1. A method of fabricating a negative plate for nickel/metal hydride secondary batteries, comprising:

perforating each of collectors to have a plurality of perforations;

filling powders of metal hydride between the perforated collectors; and

compressing the collectors having the powders of the metal hydride filled therebetween, so that the powders of the metal hydride are contained between the collectors.

2. The method as defined in claim 1, further comprising coating the powders of the metal hydride with one of nickel, copper and a mixture of nickel and copper.

3. The method as defined in claim 2, wherein the coating of the powders of the metal hydride is performed prior to the filling of the powders of the metal hydride.

4. The method as defined in claim 1, further comprising forming each of the collectors in a strip form.

5. The method as defined in claim 4, wherein the collectors are made of nickel.

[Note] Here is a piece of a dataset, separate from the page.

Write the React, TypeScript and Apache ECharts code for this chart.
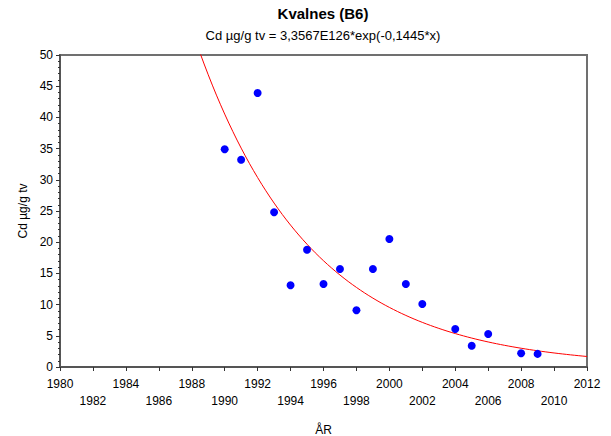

6. A negative plate for nickel/metal hydride secondary batteries, comprising

at least two nickel strips facing each other, the nickel strips each having a plurality of perforations; and

metal hydride in the form of powders held between the nickel strips.

7. The negative plate as defined in claim 6, wherein the powders of the metal hydride are coated with one of nickel, copper and a mixture of nickel and copper.

8. The negative plate as defined in claim 6, wherein the nickel strips facing each other are combined at upper edges and lower edges thereof.

9. The negative plate as defined in claim 8, wherein the metal hydride includes one of AB5 based alloys and AB2 based alloys.

10. A nickel/metal secondary battery comprising:

a housing with positive and negative terminals;

a positive plate connected to positive terminal and received in a housing;

a negative plate connected to the negative terminal and received in the housing; and

a separator disposed between the positive and negative plates.

11. The nickel/metal secondary battery as defined in claim 10, wherein the negative plate comprising:

at least a pair of electric collectors facing each other, through which an externally applied electric current flows; and

metal hydride contained between the electric collectors.

12. The nickel/metal secondary battery as defined in claim 11, wherein the electric collectors are made of nickel.

13. The nickel/metal secondary battery as defined in claim 11, wherein the electric collectors are made of nickel-plated iron.

14. The nickel/metal secondary battery as defined in claim 11, wherein the electric collectors each have a strip form.

15. The nickel/metal secondary battery as defined in claim 14, wherein the electric collectors are combined at upper and lower edges thereof.

16. The nickel/metal secondary battery as defined in claim 15, wherein the metal hydride has a form of powders.

17. The nickel/metal secondary battery as defined in claim 16, wherein the powders of the metal hydride are coated with one of nickel, copper and a mixture of nickel and copper.